POR María Jesús Prada | 1 de diciembre de 2025, 12:22 PM

Melissa Rodríguez habla de sí misma como quien regresa de un lugar oscuro. “Meli Rodríguez murió”, dice, sin dramatismo, como si relatara un cambio de clima. Tras un año de depresión y tropiezos, nació Meli de la Jungla, una versión más terrenal, más suya, nacida con los pies literalmente sobre la finca en Ciudad Quesada. “Aquí vengo y aquí pertenezco”, repite, como quien por fin encuentra dirección.

Ese territorio —11 hectáreas de bosque, nacientes de agua y silencio— es ahora su proyecto mayor. La Finquita Cósmica crece entre reforestación, voluntarios improvisados y un sueño: convertirla en un lugar de preservación ambiental, sanacion y creación
para la comunidad. Un centro holístico, un estudio para artistas locales y, algún día, bungalows al borde del río. “Esto es una semilla para diez años”, dice. A veces trabaja rodeada de los voluntarios que se quedaron con ella para ayudarle con los deberes diarios del terreno.

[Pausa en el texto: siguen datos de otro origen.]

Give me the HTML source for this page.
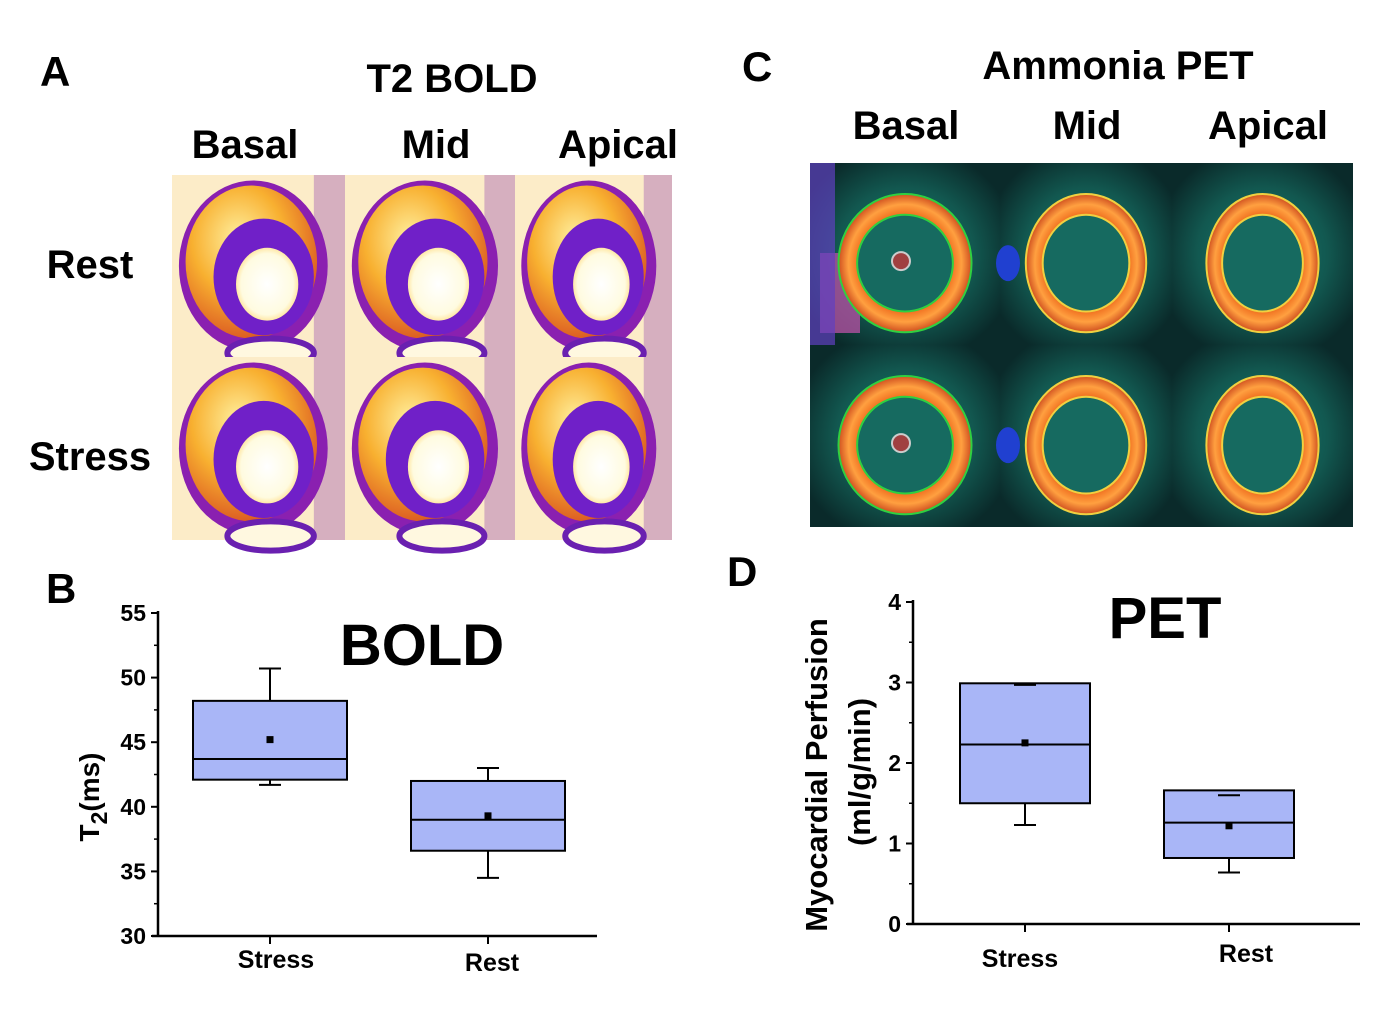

Su historia con la música empezó temprano, mirando un DVD de Fatboy Slim cuando tenía once años. En una época sin DJs mujeres, le pidió a su mamá que contratara a alguien para pintarle una en la pared de su cuarto, pero no tenía ninguna imagen de referencia que mostrara a una mujer DJ. 

“Póngale tetas y póngale esta camisa”, le dijo en ese característico tono que hasta hoy mantiene. Allí comenzó el camino que la llevó a tocar en Corea, Japón, Australia, Europa y América Latina. En Nueva York vivió su sueño: camerino propio, festival enorme. Pero la ruta no fue fácil. “Difícil por ser mujer, por no ser europea”, asegura.

En 2022 volvió a Costa Rica y apagó todas las luces: sin música nueva, sin eventos, sin redes. “Me desaparecí”. Hoy regresa con otra energía y otras intenciones. Produce junto a artistas ticos como Niña Jaguar, y prepara eventos diurnos, con atardeceres, kombucha y baile consciente. “Ya tenemos 33 años… después de las nueve estoy dormida”, ríe. También tiene previsto para 2026 el lanzamiento de una colaboración con Hiqui Maleku, líder del territorio indígena donde grabó parte de los instrumentos. 

Su nuevo álbum, Dembow Ancestral, es un mapa emocional: tambores aborígenes, mantras grabados en un rezo, sonidos de cumbia, electrónica y frecuencias binaurales pensadas para sanar. “Es literalmente una medicina”. 

La canción que define el disco es Lo que arde. ¿Por qué? “Porque todo lo que arde, sana”, asegura.

Las redes sociales, antes una obligación, ahora son un refugio simple. “No quiero perseguir nada. A mí me llega todo”. Prefiere mostrarse en pijamas, diciendo “pura vida”, convencida de que la autenticidad encuentra a quien debe encontrar.

De la escena musical tica dice que creció y se volvió más comunitaria. En la electrónica, recuerda, se sintió sola y juzgada por su apariencia más que por su talento. “A veces sentía que no había un lugar donde realmente conectaran con mi visión.”. Por eso ahora construye su propio espacio, con sus propias reglas, su propia ética y su luz.

Su misión artística cabe en una sola frase: “Sanar a través de la música y el movimiento”. Y su regreso —más breve, más consciente, más profundo— parece exactamente eso: un acto de sanación.